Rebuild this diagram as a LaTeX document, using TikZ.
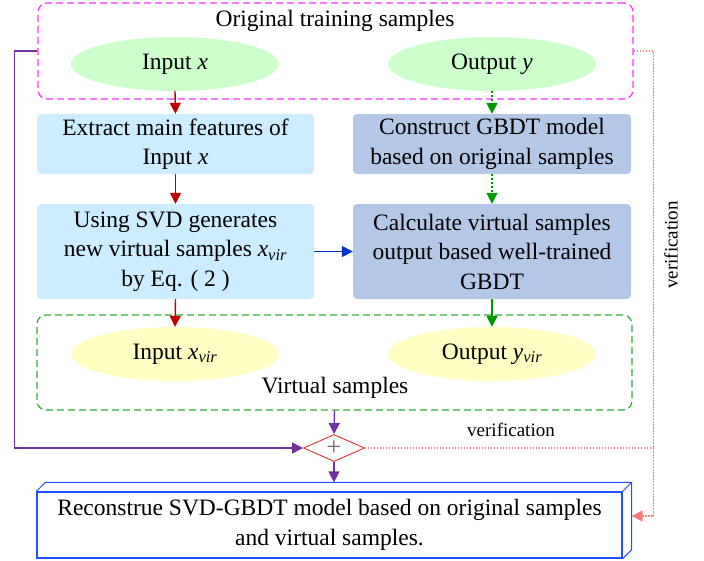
\documentclass[tikz,border=0pt]{standalone}
\usepackage{fontspec}
\setmainfont{Liberation Serif}
\usetikzlibrary{arrows.meta,shapes.geometric}
\definecolor{grpmagenta}{HTML}{FF33FF}
\definecolor{grpgreen}{HTML}{33AA33}
\definecolor{ellgreen}{HTML}{CCFFCC}
\definecolor{ellyellow}{HTML}{FFFFC4}
\definecolor{boxlight}{HTML}{CCECFF}
\definecolor{boxdark}{HTML}{B4C7E7}
\definecolor{arrred}{HTML}{C00000}
\definecolor{arrgreen}{HTML}{009900}
\definecolor{arrblue}{HTML}{0033CC}
\definecolor{arrpurple}{HTML}{7030A0}
\definecolor{verpink}{HTML}{FF7C80}
\definecolor{diared}{HTML}{E03030}
\definecolor{cubeblue}{HTML}{1F4FFF}
\tikzset{
  groupbox/.style={draw, line width=1.2pt, dash pattern=on 7pt off 4pt,
    rounded corners=9pt, inner sep=0pt},
  procbox/.style={rounded corners=4pt, align=center, inner sep=0pt,
    minimum width=277pt},
  dataell/.style={ellipse, inner sep=0pt, minimum width=208pt, minimum height=54pt},
  arrowtip/.style={-{Triangle[length=11pt,width=11pt]}},
  flowarrow/.style={arrowtip, line width=1.4pt},
  dottedgreen/.style={flowarrow, draw=arrgreen, dash pattern=on 2pt off 2pt},
  verline/.style={draw=verpink, line width=1.3pt, dash pattern=on 1.5pt off 1.5pt},
  smalltext/.style={font=\fontsize{19}{22}\selectfont}
}
\begin{document}
\begin{tikzpicture}[x=1pt,y=-1pt,font=\fontsize{23.5}{29.5}\selectfont]
\useasboundingbox (0,0) rectangle (704,560);

% original samples group
\node[groupbox, draw=grpmagenta, minimum width=595pt, minimum height=96pt] (orig) at (335.5,51) {};
\node (origlabel) at (335,21) {Original training samples};
\node[dataell, fill=ellgreen] (inx) at (175,64) {Input \textit{x}};
\node[dataell, fill=ellgreen] (outy) at (492,64) {Output \textit{y}};

% processing boxes
\node[procbox, fill=boxlight, minimum height=60pt] (extract) at (175.5,144)
  {Extract main features of\\Input \textit{x}};
\node[procbox, fill=boxdark, minimum height=60pt, minimum width=278pt] (construct) at (492,144)
  {Construct GBDT model\\based on original samples};
\node[procbox, fill=boxlight, minimum height=95pt] (svd) at (175.5,251.5)
  {Using SVD generates\\new virtual samples \textit{x}\textsubscript{\textit{vir}}\\by Eq. ( 2 )};
\node[procbox, fill=boxdark, minimum height=95pt, minimum width=278pt] (calc) at (492,251.5)
  {Calculate virtual samples\\output based well-trained\\GBDT};

% virtual samples group
\node[groupbox, draw=grpgreen, minimum width=595pt, minimum height=95pt] (virt) at (334.5,362.5) {};
\node[dataell, fill=ellyellow] (inxv) at (175,354) {Input \textit{x}\textsubscript{\textit{vir}}};
\node[dataell, fill=ellyellow] (outyv) at (492,354) {Output \textit{y}\textsubscript{\textit{vir}}};
\node (virtlabel) at (335,388) {Virtual samples};

% merge
\node[diamond, draw=diared, line width=0.9pt, inner sep=0pt, minimum width=61pt,
  minimum height=27pt, text=gray!80!black, font=\fontsize{26}{26}\selectfont] (plus) at (334,448) {};
\node[text=gray!80!black, font=\fontsize{26}{26}\selectfont, inner sep=0pt] (plussign) at (plus.center) {+};

% final model as a cuboid
\node[draw=cubeblue, line width=1.3pt, align=center, minimum width=585pt,
  minimum height=66pt, inner sep=0pt] (final) at (329.5,525)
  {Reconstrue SVD-GBDT model based on original samples\\and virtual samples.};
\coordinate (btl) at ([shift={(9,-9)}]final.north west);
\coordinate (btr) at ([shift={(9,-9)}]final.north east);
\coordinate (bbr) at ([shift={(9,-9)}]final.south east);
\coordinate (bmr) at ([shift={(9,-9)}]final.east);
\draw[cubeblue, line width=1pt] (final.north west) -- (btl) -- (btr) -- (bbr) -- (final.south east);
\draw[cubeblue, line width=1pt] (final.north east) -- (btr);

% arrows
\draw[flowarrow, arrred] (inx.south) -- (extract.north);
\draw[flowarrow, arrred] (extract.south) -- (svd.north);
\draw[flowarrow, arrred] (svd.south) -- (inxv.north);
\draw[dottedgreen] (outy.south) -- (construct.north);
\draw[dottedgreen] (construct.south) -- (calc.north);
\draw[flowarrow, arrgreen] (calc.south) -- (outyv.north);
\draw[flowarrow, arrblue] (svd.east) -- (calc.west);
\draw[flowarrow, arrpurple] (virt.south) -- (plus.north);
\draw[flowarrow, arrpurple] (plus.south) -- (plus.south |- btl);
\draw[flowarrow, arrpurple, line width=1.2pt] (orig.west) -- ++(-23,0) |- (plus.west);

% verification paths
\coordinate (vr) at ([xshift=20]orig.east);
\draw[verline, -{Triangle[length=11pt,width=11pt]}] (orig.east) -- (vr) |- (bmr);
\draw[verline] (plus.east) -- (plus.east -| vr);
\node[smalltext, rotate=90] (ver1) at (671,245) {verification};
\node[smalltext] (ver2) at (511,430) {verification};
\end{tikzpicture}
\end{document}
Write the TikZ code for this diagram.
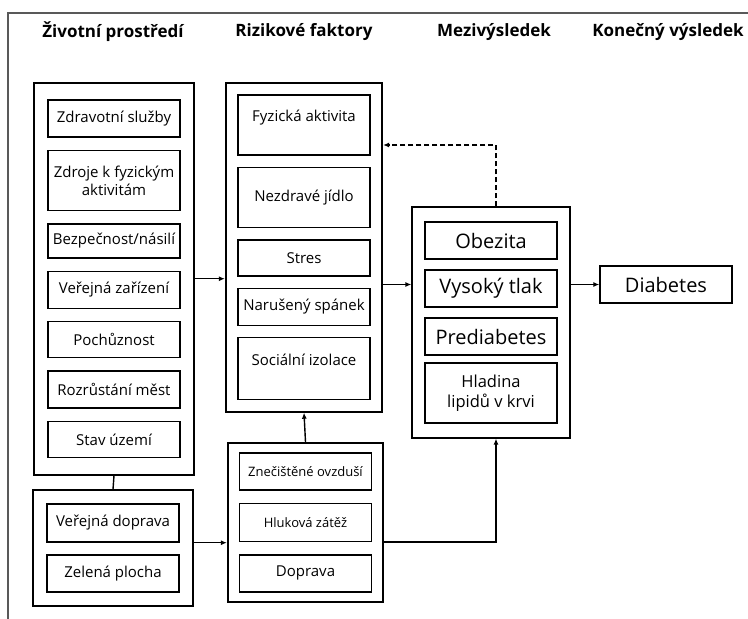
\documentclass[tikz,border=0pt]{standalone}
\usepackage{fontspec}
\setmainfont{Open Sans}
\usetikzlibrary{arrows.meta, positioning, fit, calc}

\begin{document}
\begin{tikzpicture}[x=1pt, y=-1pt,
    skupina/.style={draw, line width=1.8pt, inner sep=0pt},
    polozka/.style={draw, line width=1.4pt, minimum width=132pt, inner sep=1pt, align=center, font=\fontsize{15}{18}\selectfont},
    velka/.style={polozka, font=\fontsize{20}{22}\selectfont},
    mala/.style={polozka, font=\fontsize{13}{16}\selectfont},
    nadpis/.style={font=\fontsize{17}{19}\selectfont\bfseries},
    sipka/.style={line width=1.4pt, -{Latex[length=6pt, width=5pt]}}]
    \useasboundingbox (0,0) rectangle (748,619);
    \draw[black!65, line width=1.5pt] (8,619) -- (8,13) -- (748,13);

    % nadpisy sloupcu
    \node[nadpis] (n1) at (113,32) {Životní prostředí};
    \node[nadpis] (n2) at (304,32) {Rizikové faktory};
    \node[nadpis] (n3) at (494,32) {Mezivýsledek};
    \node[nadpis] (n4) at (668,32) {Konečný výsledek};

    % zivotni prostredi
    \node[polozka, minimum height=37pt] (zdrav) at (114,118.5) {Zdravotní služby};
    \node[polozka, minimum height=60pt, below=12pt of zdrav] (zdroje) {Zdroje k fyzickým\\aktivitám};
    \node[polozka, minimum height=34pt, below=12pt of zdroje] (bezpec) {Bezpečnost/násilí};
    \node[polozka, minimum height=37pt, below=12pt of bezpec] (zariz) {Veřejná zařízení};
    \node[polozka, minimum height=36pt, below=12pt of zariz] (pochuz) {Pochůznost};
    \node[polozka, minimum height=37pt, below=12pt of pochuz] (rozrust) {Rozrůstání měst};
    \node[polozka, minimum height=36pt, below=12pt of rozrust] (stav) {Stav území};
    \node[skupina, fit=(zdrav)(stav), inner xsep=13.5pt, inner ysep=16.5pt] (prostredi) {};

    \node[polozka, minimum height=38pt] (vdoprava) at (113,523) {Veřejná doprava};
    \node[polozka, minimum height=37pt, below=11.6pt of vdoprava] (zelen) {Zelená plocha};
    \node[skupina, fit=(vdoprava)(zelen), inner sep=13pt] (doprava) {};

    % rizikove faktory
    \node[polozka, minimum height=60pt] (fyz) at (304,125) {Fyzická aktivita\\ \mbox{}};
    \node[polozka, minimum height=60pt, below=11pt of fyz] (jidlo) {Nezdravé jídlo};
    \node[polozka, minimum height=36pt, below=11pt of jidlo] (stres) {Stres};
    \node[polozka, minimum height=37pt, below=11pt of stres] (spanek) {Narušený spánek};
    \node[polozka, minimum height=62pt, below=11pt of spanek] (izol) {Sociální izolace\\ \mbox{}};
    \node[skupina, fit=(fyz)(izol), inner sep=11.5pt] (faktory) {};

    \node[mala, minimum height=37pt] (ovzdusi) at (305.5,471.5) {Znečištěné ovzduší};
    \node[mala, minimum height=38pt, below=12pt of ovzdusi] (hluk) {Hluková zátěž};
    \node[polozka, minimum height=37pt, below=12pt of hluk] (prov) {Doprava};
    \node[skupina, fit=(ovzdusi)(prov), inner xsep=11pt, inner ysep=9.5pt] (prostr) {};

    % mezivysledek
    \node[velka, minimum height=37pt] (obez) at (491,240.5) {Obezita};
    \node[velka, minimum height=37pt, below=9.6pt of obez] (tlak) {Vysoký tlak};
    \node[velka, minimum height=37pt, below=9.6pt of tlak] (prediab) {Prediabetes};
    \node[polozka, minimum height=60pt, below=6.6pt of prediab, font=\fontsize{16.5}{20}\selectfont] (lipid) {Hladina\\lipidů v krvi};
    \node[skupina, fit=(obez)(lipid), inner xsep=12pt, inner ysep=14pt] (mezi) {};

    % konecny vysledek
    \node[velka, minimum height=37pt] (diab) at (666,284.5) {Diabetes};

    \draw[sipka] (prostredi.east) -- (prostredi.east -| faktory.west);
    \draw[line width=1.4pt] (prostredi.south) -- (doprava.north);
    \draw[sipka] (vdoprava.south -| doprava.east) -- (vdoprava.south -| prostr.west);
    \draw[sipka] (prostr.north) -- (faktory.south);
    \draw[sipka] (faktory.east |- diab.west) -- (mezi.west |- diab.west);
    \draw[sipka] (hluk.south -| prostr.east) -| ([xshift=5pt]mezi.south);
    \draw[sipka, dash pattern=on 5pt off 3pt] ([xshift=5pt]mezi.north) |- (faktory.east |- 0,145);
    \draw[sipka] (mezi.east |- diab.west) -- (diab.west);
\end{tikzpicture}
\end{document}
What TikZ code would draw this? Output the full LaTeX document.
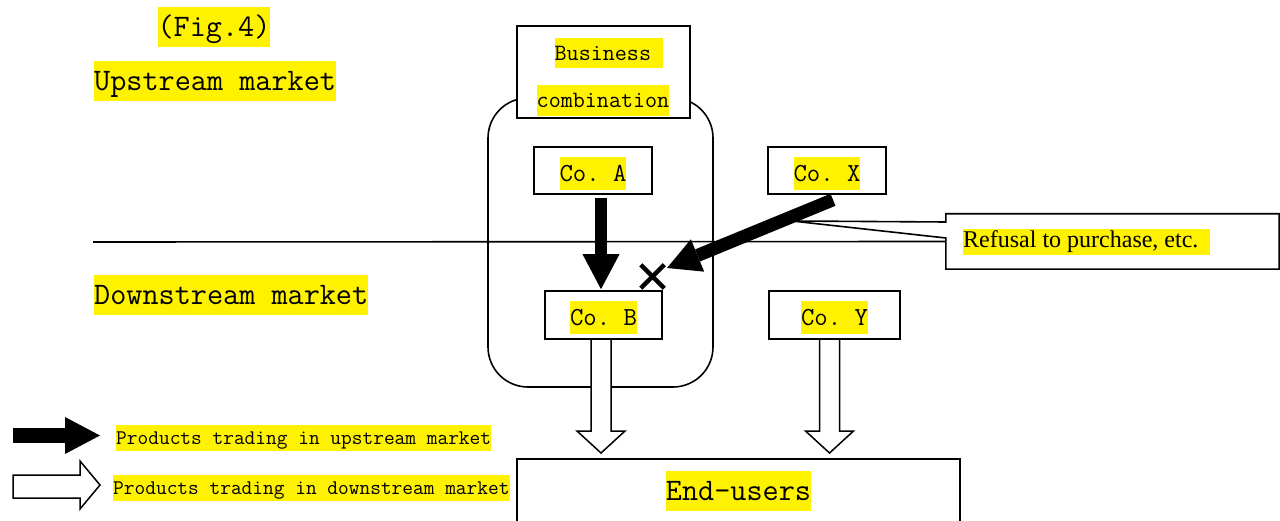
\documentclass[tikz,border=0pt]{standalone}
\usepackage{fontspec}
\setmonofont{Latin Modern Mono}
\newfontfamily\timesfont{Liberation Serif}
\usetikzlibrary{arrows.meta,calc,shapes.misc}
\newcommand\hollowdown[2]{%
  \draw[hollowarrow] let \p1=(#1), \p2=(#2) in
    (\x1-10pt,\y1) -- (\x1-10pt,\y2+22pt) -- (\x1-24pt,\y2+22pt) -- (\x1,\y2)
    -- (\x1+24pt,\y2+22pt) -- (\x1+10pt,\y2+22pt) -- (\x1+10pt,\y1);}
\begin{document}
\begin{tikzpicture}[x=1pt,y=-1pt,
  hl/.style={fill=yellow, inner xsep=0pt, inner ysep=1pt,
    text height={0.9*#1pt}, text depth={0.3*#1pt},
    font=\ttfamily\fontsize{#1}{#1}\selectfont},
  boxed/.style={draw, line width=1.6pt, inner sep=0pt},
  thinline/.style={line width=1.6pt},
  blackarrow/.style={line width=#1, -{Triangle[width=37pt,length=35pt,line width=0pt]}},
  hollowarrow/.style={draw, fill=white, line width=1.5pt, line join=miter},
]
\clip (0,0) rectangle (1280,521);
\fill[white] (0,0) rectangle (1280,521);

% titles
\node[hl=31.3] (fig) at (214,27) {(Fig.4)};
\node[hl=31.3, anchor=west] (up) at (94,81) {Upstream market};
\node[hl=31.3, anchor=west] (down) at (94,295) {Downstream market};

% group (business combination)
\node[boxed, rounded corners=40pt, minimum width=225, minimum height=289] (grp) at (600.5,242.5) {};
\node[boxed, fill=white, minimum width=173, minimum height=92] (bc) at (603.5,72) {};
\node[hl=23.4] (bc1) at (609,53) {Business\kern0.525em};
\node[hl=23.4] (bc2) at (603,100.5) {combination};

% callout
\node[inner sep=0pt, minimum width=333, minimum height=55] (call) at (1112.5,241.5) {};
\coordinate (ctip) at (792,221);
\draw[thinline, fill=white] (call.north west) -- (call.north east) -- (call.south east)
  -- (call.south west) -- ([yshift=3.5pt]call.west) -- (ctip) -- ([yshift=19.5pt]call.west) -- cycle;
\node[fill=yellow, inner xsep=0pt, inner ysep=2pt, anchor=west,
  font=\timesfont\fontsize{24}{24}\selectfont] (ref) at (963,242) {Refusal to purchase, etc.\kern0.5em};

% market border line
\coordinate (hs) at (93,242);
\draw[thinline] (hs) -- (call.west);

% companies
\node[boxed, fill=white, minimum width=118, minimum height=47] (coA) at (593,170.5) {};
\node[boxed, fill=white, minimum width=118, minimum height=47] (coX) at (827,170.5) {};
\node[hl=26] at ([yshift=-3pt]coA.center) {Co. A};
\node[hl=26] at ([yshift=-3pt]coX.center) {Co. X};

% end-users
\node[boxed, minimum width=443, minimum height=82] (eu) at (738.5,500) {};
\node[hl=31.3] at (738.5,491) {End-users};

% downstream hollow arrows
\coordinate (tB) at (601,453);
\coordinate (tY) at (829.5,453);
\coordinate (sB) at (601,339);
\coordinate (sY) at (829.5,339);
\hollowdown{sB}{tB}
\hollowdown{sY}{tY}

\node[boxed, fill=white, minimum width=117, minimum height=48] (coB) at (603.5,315) {};
\node[boxed, fill=white, minimum width=131, minimum height=48] (coY) at (834.5,315) {};
\node[hl=26] at ([yshift=-2.5pt]coB.center) {Co. B};
\node[hl=26] at ([yshift=-2.5pt]coY.center) {Co. Y};

% upstream trading arrows
\draw[blackarrow=12pt] ([xshift=8pt,yshift=-3pt]coA.south) -- ([xshift=-2.5pt,yshift=1pt]coB.north);
\coordinate (xs) at ($(coX.south)+(6,5)$);
\coordinate (xt) at (667,268);
\draw[line width=13pt, -{Triangle[width=35pt,length=33pt,line width=0pt]}] (xs) -- (xt);
\node[cross out, draw, line width=4.5pt, minimum size=19pt, inner sep=0pt] (refuse) at (652.5,276.5) {};

% legend
\coordinate (l1s) at (13,435.5);
\coordinate (l1e) at (100,435.5);
\draw[blackarrow=15pt] (l1s) -- (l1e);
\node[hl=20.8, anchor=west] (leg1) at (116,438) {Products trading in upstream market};
\draw[hollowarrow] (13,475) -- (80,475) -- (80,461) -- (100,485) -- (80,509) -- (80,498) -- (13,498) -- cycle;
\node[hl=20.8, anchor=west] (leg2) at (113,488) {Products trading in downstream market};
\end{tikzpicture}
\end{document}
═══
Instructions to follow
Pictures excluded, repeat the records exactly from their opening line through the line containing "fill=ellgreen] (outy) at".

The response
Rebuild this diagram as a LaTeX document, using TikZ.
\documentclass[tikz,border=0pt]{standalone}
\usepackage{fontspec}
\setmainfont{Liberation Serif}
\usetikzlibrary{arrows.meta,shapes.geometric}
\definecolor{grpmagenta}{HTML}{FF33FF}
\definecolor{grpgreen}{HTML}{33AA33}
\definecolor{ellgreen}{HTML}{CCFFCC}
\definecolor{ellyellow}{HTML}{FFFFC4}
\definecolor{boxlight}{HTML}{CCECFF}
\definecolor{boxdark}{HTML}{B4C7E7}
\definecolor{arrred}{HTML}{C00000}
\definecolor{arrgreen}{HTML}{009900}
\definecolor{arrblue}{HTML}{0033CC}
\definecolor{arrpurple}{HTML}{7030A0}
\definecolor{verpink}{HTML}{FF7C80}
\definecolor{diared}{HTML}{E03030}
\definecolor{cubeblue}{HTML}{1F4FFF}
\tikzset{
  groupbox/.style={draw, line width=1.2pt, dash pattern=on 7pt off 4pt,
    rounded corners=9pt, inner sep=0pt},
  procbox/.style={rounded corners=4pt, align=center, inner sep=0pt,
    minimum width=277pt},
  dataell/.style={ellipse, inner sep=0pt, minimum width=208pt, minimum height=54pt},
  arrowtip/.style={-{Triangle[length=11pt,width=11pt]}},
  flowarrow/.style={arrowtip, line width=1.4pt},
  dottedgreen/.style={flowarrow, draw=arrgreen, dash pattern=on 2pt off 2pt},
  verline/.style={draw=verpink, line width=1.3pt, dash pattern=on 1.5pt off 1.5pt},
  smalltext/.style={font=\fontsize{19}{22}\selectfont}
}
\begin{document}
\begin{tikzpicture}[x=1pt,y=-1pt,font=\fontsize{23.5}{29.5}\selectfont]
\useasboundingbox (0,0) rectangle (704,560);

% original samples group
\node[groupbox, draw=grpmagenta, minimum width=595pt, minimum height=96pt] (orig) at (335.5,51) {};
\node (origlabel) at (335,21) {Original training samples};
\node[dataell, fill=ellgreen] (inx) at (175,64) {Input \textit{x}};
\node[dataell, fill=ellgreen] (outy) at (492,64) {Output \textit{y}};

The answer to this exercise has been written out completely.